* _Exercise prompt_
Your copy should hold exactly the lines from the one containing "Convert this chart" to the one containing "inel_avg = [11.0, 13.6, 18.4, 24.8, 31.9]", inclusive, with no pictures.

──────── Material provided

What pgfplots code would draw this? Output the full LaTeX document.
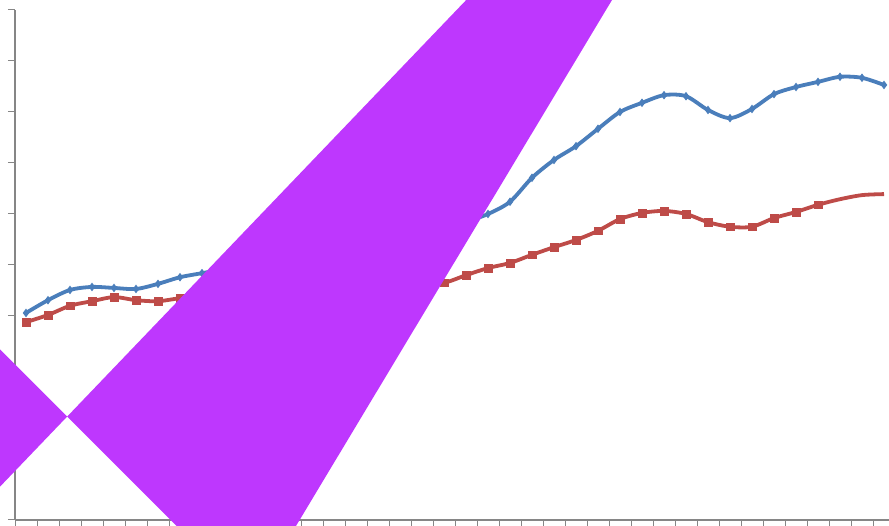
\documentclass[border=0pt]{standalone}
\usepackage{pgfplots}
\pgfplotsset{compat=1.18}

\definecolor{lineblue}{HTML}{4A7EBB}
\definecolor{linered}{HTML}{BE4B48}
\definecolor{axgray}{HTML}{868686}
\definecolor{patch}{HTML}{BE37FE}

\begin{document}
\begin{tikzpicture}
\begin{axis}[
    set layers,
    at={(0pt,0pt)}, anchor=south west,
    scale only axis,
    width=880pt, height=510pt,
    xmin=-0.5, xmax=39.5,
    ymin=0, ymax=100,
    clip=false,
    axis x line=bottom, axis y line=left,
    axis line style={-, draw=axgray, line width=1.5pt},
    xtick={-0.5,0.5,...,39.5}, xticklabels={},
    ytick={0,10,...,100}, yticklabels={},
    tick align=outside,
    major tick length=7pt,
    tick style={draw=axgray, line width=1pt},
]

% series 1 (blue, diamonds)
\addplot[color=lineblue, line width=3.8pt, smooth, tension=0.5,
         mark=diamond*, mark size=3.5pt, mark options={solid, fill=lineblue, line width=1pt}]
coordinates {
    (0,40.6) (1,43.1) (2,45.1) (3,45.7) (4,45.5) (5,45.3) (6,46.3) (7,47.6)
    (8,48.4) (9,49.2) (10,50.0) (11,51.0) (12,52.0) (13,53.0) (14,53.8)
    (15,54.5) (16,55.2) (17,56.0) (18,56.8) (19,57.6) (20,58.5) (21,60.0)
    (22,62.4) (23,67.1) (24,70.6) (25,73.3) (26,76.7) (27,80.0) (28,81.8)
    (29,83.3) (30,83.1) (31,80.4) (32,78.8) (33,80.6) (34,83.5) (35,84.9)
    (36,85.9) (37,86.9) (38,86.7) (39,85.3)
};

% series 2 (red, squares) - line
\addplot[color=linered, line width=3.8pt, smooth, tension=0.5, no marks]
coordinates {
    (0,38.8) (1,40.2) (2,42.0) (3,42.9) (4,43.7) (5,43.1) (6,42.9) (7,43.5)
    (8,44.0) (9,44.3) (10,44.6) (11,44.9) (12,45.1) (13,45.3) (14,45.5)
    (15,45.7) (16,45.9) (17,46.1) (18,46.3) (19,46.5) (20,48.0) (21,49.4)
    (22,50.4) (23,52.0) (24,53.5) (25,54.9) (26,56.7) (27,59.0) (28,60.2)
    (29,60.6) (30,60.0) (31,58.4) (32,57.5) (33,57.5) (34,59.2) (35,60.4)
    (36,61.8) (37,62.9) (38,63.7) (39,63.9)
};
% series 2 markers (last three points have none)
\addplot[only marks, mark=square*, mark size=3.8pt, color=linered]
coordinates {
    (0,38.8) (1,40.2) (2,42.0) (3,42.9) (4,43.7) (5,43.1) (6,42.9) (7,43.5)
    (8,44.0) (9,44.3) (10,44.6) (11,44.9) (12,45.1) (13,45.3) (14,45.5)
    (15,45.7) (16,45.9) (17,46.1) (18,46.3)
    (19,46.5) (20,48.0) (21,49.4) (22,50.4) (23,52.0) (24,53.5) (25,54.9)
    (26,56.7) (27,59.0) (28,60.2) (29,60.6) (30,60.0) (31,58.4) (32,57.5)
    (33,57.5) (34,59.2) (35,60.4) (36,61.8)
};

% purple overlay shape, above everything
\addplot[draw=none, fill=patch, on layer=axis foreground] coordinates {
    (-1.409,34.45) (7.077,-2.157) (12.136,-2.157)
    (26.773,102.94) (20.227,102.94) (-1.409,5.51)
} -- cycle;

\end{axis}
\pgfresetboundingbox
\useasboundingbox (-15pt,-6pt) rectangle (874pt,520pt);
\end{tikzpicture}
\end{document}
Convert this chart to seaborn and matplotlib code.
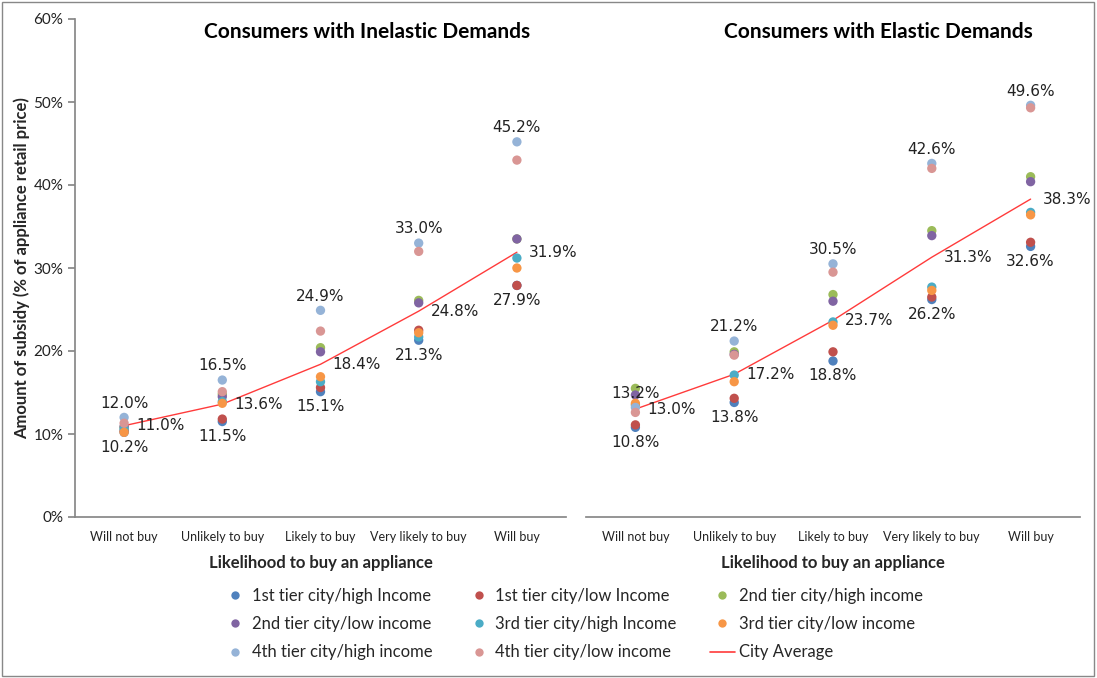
import matplotlib
matplotlib.use("Agg")
import matplotlib.pyplot as plt
import seaborn as sns
import pandas as pd
from matplotlib.patches import Rectangle
from matplotlib.lines import Line2D

sns.set_theme(style="white")
plt.rcParams['font.family'] = ['Lato', 'DejaVu Sans']

categories = ["Will not buy", "Unlikely to buy", "Likely to buy", "Very likely to buy", "Will buy"]
series = ["1st tier city/high Income", "1st tier city/low Income", "2nd tier city/high income",
          "2nd tier city/low income", "3rd tier city/high Income", "3rd tier city/low income",
          "4th tier city/high income", "4th tier city/low income"]
colors = ["#4F81BD", "#C0504D", "#9BBB59", "#8064A2", "#4BACC6", "#F79646", "#95B3D7", "#D99694"]

# Inelastic demands (% of retail price)
inel_1h = [10.2, 11.5, 15.1, 21.3, 27.9]
inel_1l = [10.4, 11.8, 15.6, 22.5, 27.9]
inel_2h = [10.8, 14.8, 20.4, 26.1, 33.5]
inel_2l = [10.9, 14.5, 19.9, 25.8, 33.5]
inel_3h = [10.6, 13.9, 16.3, 21.7, 31.2]
inel_3l = [10.2, 13.7, 16.9, 22.2, 30.0]
inel_4h = [12.0, 16.5, 24.9, 33.0, 45.2]
inel_4l = [11.3, 15.1, 22.4, 32.0, 43.0]
inel_avg = [11.0, 13.6, 18.4, 24.8, 31.9]

# Elastic demands
el_1h = [10.8, 13.8, 18.8, 26.2, 32.6]
el_1l = [11.1, 14.3, 19.9, 26.5, 33.1]
el_2h = [15.5, 19.9, 26.8, 34.5, 41.0]
el_2l = [14.7, 19.6, 26.0, 33.9, 40.4]
el_3h = [13.5, 17.1, 23.5, 27.7, 36.7]
el_3l = [13.7, 16.3, 23.1, 27.3, 36.4]
el_4h = [13.2, 21.2, 30.5, 42.6, 49.6]
el_4l = [12.6, 19.5, 29.5, 42.0, 49.3]
el_avg = [13.0, 17.2, 23.7, 31.3, 38.3]

inel = [inel_1h, inel_1l, inel_2h, inel_2l, inel_3h, inel_3l, inel_4h, inel_4l]
el = [el_1h, el_1l, el_2h, el_2l, el_3h, el_3l, el_4h, el_4l]


def long_df(vals):
    rows = []
    for s, v in zip(series, vals):
        for i, c in enumerate(categories):
            rows.append({"x": i, "cat": c, "series": s, "value": v[i]})
    return pd.DataFrame(rows)


fig = plt.figure(figsize=(10.97, 6.78), dpi=100)
axL = fig.add_axes([75 / 1097, 1 - 517 / 678, 491 / 1097, 498 / 678])
axR = fig.add_axes([586 / 1097, 1 - 517 / 678, 494 / 1097, 498 / 678])

lab_font = dict(family='DejaVu Sans', fontsize=11, color='#222222')

for ax, vals, avg, title, tx in [(axL, inel, inel_avg, "Consumers with Inelastic Demands", 0.595),
                                 (axR, el, el_avg, "Consumers with Elastic Demands", 0.591)]:
    df = long_df(vals)
    sns.scatterplot(data=df, x="x", y="value", hue="series", palette=colors, hue_order=series,
                    s=45, edgecolor='none', ax=ax, legend=False, zorder=3)
    avg_df = pd.DataFrame({"x": range(len(categories)), "value": avg})
    sns.lineplot(data=avg_df, x="x", y="value", color="#FF3B3B", lw=1.0, ax=ax, zorder=2)
    for i in range(len(categories)):
        ax.text(i, vals[6][i] + 0.8, f"{vals[6][i]:.1f}%", ha='center', va='bottom', **lab_font)
        ax.text(i, vals[0][i] - 0.9, f"{vals[0][i]:.1f}%", ha='center', va='top', **lab_font)
        ax.text(i + 0.12, avg[i], f"{avg[i]:.1f}%", ha='left', va='center', **lab_font)
    ax.set_xlim(-0.5, 4.5)
    ax.set_ylim(0, 60)
    ax.set_xticks(range(len(categories)))
    ax.set_xticklabels(categories, fontsize=9)
    ax.set_xlabel("Likelihood to buy an appliance", fontsize=12, fontweight='bold', labelpad=9)
    ax.set_ylabel("")
    ax.text(tx, 0.974, title, transform=ax.transAxes, ha='center', va='center',
            fontsize=15, fontweight='bold', color='black')
    for sp in ['top', 'right']:
        ax.spines[sp].set_visible(False)
    ax.spines['bottom'].set_color('#888888')
    ax.spines['left'].set_color('#888888')
    ax.tick_params(axis='x', length=0, pad=10, colors='#222222')
    ax.patch.set_alpha(0)

axL.set_yticks(range(0, 61, 10))
axL.set_yticklabels([f"{v}%" for v in range(0, 61, 10)], fontsize=11)
axL.tick_params(axis='y', length=5, direction='out', colors='#222222', left=True)
axL.tick_params(axis='y', color='#888888')
axL.set_ylabel("Amount of subsidy (% of appliance retail price)", fontsize=12, fontweight='bold', labelpad=2)

axR.spines['left'].set_visible(False)
axR.set_yticks([])

handles = [Line2D([], [], marker='o', ls='none', color=c, markersize=6, markeredgewidth=0) for c in colors]
handles.append(Line2D([], [], color="#FF3B3B", lw=1.2))
labels = series + ["City Average"]
order = [0, 3, 6, 1, 4, 7, 2, 5, 8]
fig.legend([handles[i] for i in order], [labels[i] for i in order], ncol=3,
           loc='center', bbox_to_anchor=(573 / 1097, 1 - 624 / 678), frameon=False,
           fontsize=12, columnspacing=2.0, handlelength=1.5, handletextpad=0.25,
           labelspacing=0.75)

fig.patches.append(Rectangle((0.002, 0.003), 0.995, 0.994, transform=fig.transFigure,
                             fill=False, edgecolor='#888888', lw=1))

fig.savefig("out.png", dpi=100)
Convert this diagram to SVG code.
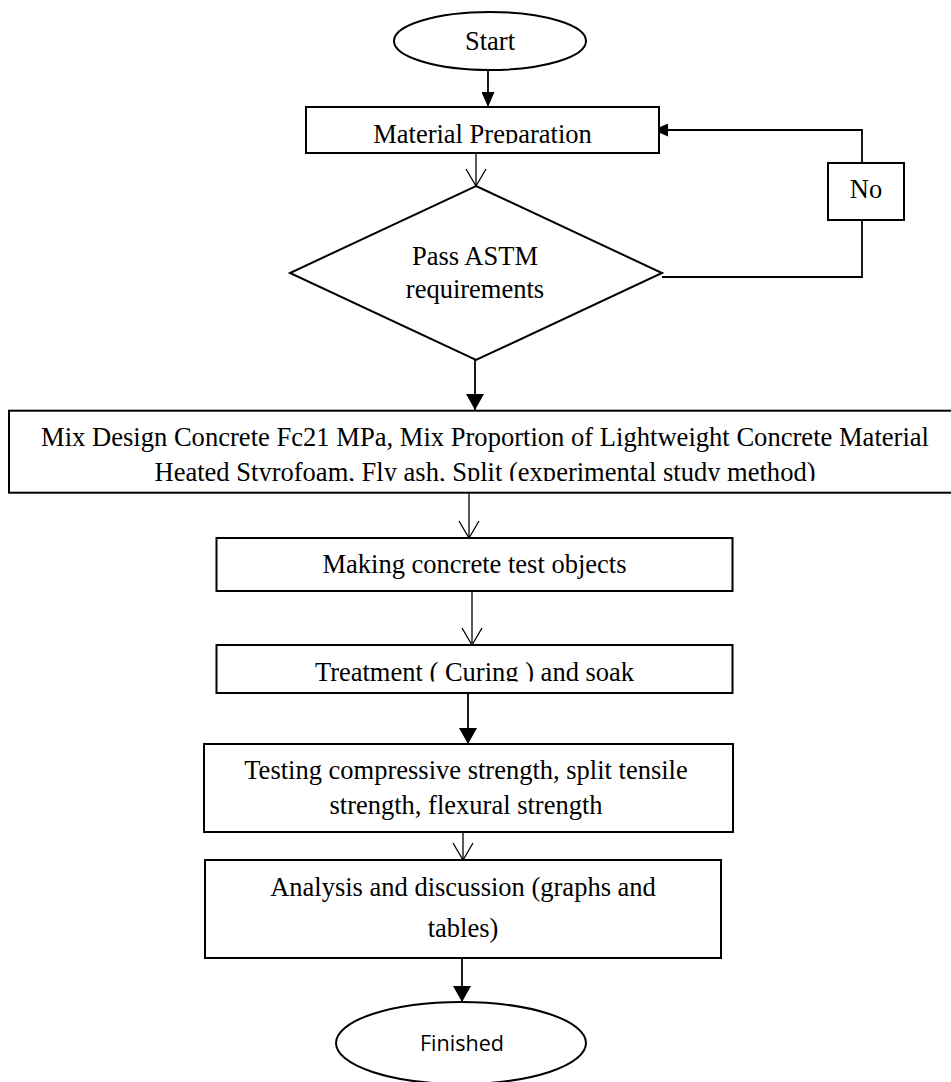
<svg xmlns="http://www.w3.org/2000/svg" width="951" height="1082" viewBox="0 0 951 1082">
<style>
.box{fill:#fff;stroke:#000;stroke-width:2}
.t{font-family:"Liberation Serif","Times New Roman",serif;fill:#000;text-anchor:middle;font-size:26.5px}
.s{font-family:"Open Sans","Noto Sans",sans-serif;fill:#000;text-anchor:middle;font-size:22px}
.c{fill:none;stroke:#000;stroke-width:1.8}
.o{fill:none;stroke:#000;stroke-width:1.3}
</style>
<defs>
<marker id="fa" viewBox="0 0 16 18" refX="16" refY="9" markerWidth="16" markerHeight="18" orient="auto" markerUnits="userSpaceOnUse"><path d="M0,0 L16,9 L0,18 Z" fill="#000"/></marker>
<marker id="fs" viewBox="0 0 15 13" refX="15" refY="6.5" markerWidth="15" markerHeight="13" orient="auto" markerUnits="userSpaceOnUse"><path d="M0,0 L15,6.5 L0,13 Z" fill="#000"/></marker>
<marker id="ov" viewBox="0 0 19 22" refX="18" refY="11" markerWidth="19" markerHeight="22" orient="auto" markerUnits="userSpaceOnUse"><path d="M1,1 L18,11 L1,21" fill="none" stroke="#000" stroke-width="1.3"/></marker>
<clipPath id="cpMat"><rect x="300" y="100" width="360" height="43.5"/></clipPath>
<clipPath id="cpMix"><rect x="0" y="455" width="951" height="26"/></clipPath>
<clipPath id="cpTre"><rect x="210" y="640" width="530" height="41.5"/></clipPath>
</defs>
<g id="connectors">
<line class="c" x1="488" y1="70" x2="488" y2="107" marker-end="url(#fs)"/>
<line class="o" x1="476" y1="153" x2="476" y2="186" marker-end="url(#ov)"/>
<line class="c" x1="475" y1="360" x2="475" y2="410" marker-end="url(#fa)"/>
<polyline class="c" points="662,277 862,277 862,220"/>
<polyline class="c" points="862,163 862,130 653,130" marker-end="url(#fs)"/>
<line class="o" x1="469" y1="493" x2="469" y2="538" marker-end="url(#ov)"/>
<line class="o" x1="472" y1="591" x2="472" y2="645" marker-end="url(#ov)"/>
<line class="c" x1="468" y1="693" x2="468" y2="744" marker-end="url(#fa)"/>
<line class="o" x1="463" y1="832" x2="463" y2="860" marker-end="url(#ov)"/>
<line class="c" x1="462" y1="958" x2="462" y2="1002" marker-end="url(#fa)"/>
</g>
<g id="start">
<ellipse class="box" cx="490" cy="41" rx="96" ry="29"/>
<text class="t" x="490" y="50" font-size="23">Start</text>
</g>
<g id="material">
<rect class="box" x="306" y="107" width="353" height="46"/>
<text class="t" x="482.5" y="142.7" clip-path="url(#cpMat)">Material Preparation</text>
</g>
<g id="decision">
<polygon class="box" points="476,186 662,273 476,360 290,273"/>
<text class="t" x="475" y="265">Pass ASTM</text>
<text class="t" x="475" y="298">requirements</text>
</g>
<g id="no">
<rect class="box" x="828" y="163" width="76" height="57"/>
<text class="t" x="866" y="198">No</text>
</g>
<g id="mixdesign">
<rect class="box" x="9" y="410.7" width="953" height="82"/>
<text class="t" x="485" y="446" textLength="888" lengthAdjust="spacingAndGlyphs">Mix Design Concrete Fc21 MPa, Mix Proportion of Lightweight Concrete Material</text>
<text class="t" x="485" y="480.5" clip-path="url(#cpMix)" textLength="661" lengthAdjust="spacingAndGlyphs">Heated Styrofoam, Fly ash, Split (experimental study method)</text>
</g>
<g id="making">
<rect class="box" x="216.5" y="538" width="516" height="53"/>
<text class="t" x="474.5" y="573">Making concrete test objects</text>
</g>
<g id="treatment">
<rect class="box" x="216.5" y="645" width="516" height="48"/>
<text class="t" x="474.5" y="681" clip-path="url(#cpTre)">Treatment ( Curing ) and soak</text>
</g>
<g id="testing">
<rect class="box" x="204" y="744" width="529" height="88"/>
<text class="t" x="466" y="779">Testing compressive strength, split tensile</text>
<text class="t" x="466" y="814">strength, flexural strength</text>
</g>
<g id="analysis">
<rect class="box" x="205" y="860" width="516" height="98"/>
<text class="t" x="463" y="896" font-size="29.3">Analysis and discussion (graphs and</text>
<text class="t" x="463" y="937" font-size="29.3">tables)</text>
</g>
<g id="finished">
<ellipse class="box" cx="461" cy="1043" rx="125" ry="41"/>
<text class="s" x="462" y="1051" textLength="84" lengthAdjust="spacingAndGlyphs">Finished</text>
</g>
</svg>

────────────────

* _Solution to the problem_
Convert this chart to seaborn and matplotlib code.
import matplotlib
matplotlib.use("Agg")
import matplotlib.pyplot as plt
import seaborn as sns
import pandas as pd
from matplotlib.patches import Rectangle
from matplotlib.lines import Line2D

sns.set_theme(style="white")
plt.rcParams['font.family'] = ['Lato', 'DejaVu Sans']

categories = ["Will not buy", "Unlikely to buy", "Likely to buy", "Very likely to buy", "Will buy"]
series = ["1st tier city/high Income", "1st tier city/low Income", "2nd tier city/high income",
          "2nd tier city/low income", "3rd tier city/high Income", "3rd tier city/low income",
          "4th tier city/high income", "4th tier city/low income"]
colors = ["#4F81BD", "#C0504D", "#9BBB59", "#8064A2", "#4BACC6", "#F79646", "#95B3D7", "#D99694"]

# Inelastic demands (% of retail price)
inel_1h = [10.2, 11.5, 15.1, 21.3, 27.9]
inel_1l = [10.4, 11.8, 15.6, 22.5, 27.9]
inel_2h = [10.8, 14.8, 20.4, 26.1, 33.5]
inel_2l = [10.9, 14.5, 19.9, 25.8, 33.5]
inel_3h = [10.6, 13.9, 16.3, 21.7, 31.2]
inel_3l = [10.2, 13.7, 16.9, 22.2, 30.0]
inel_4h = [12.0, 16.5, 24.9, 33.0, 45.2]
inel_4l = [11.3, 15.1, 22.4, 32.0, 43.0]
inel_avg = [11.0, 13.6, 18.4, 24.8, 31.9]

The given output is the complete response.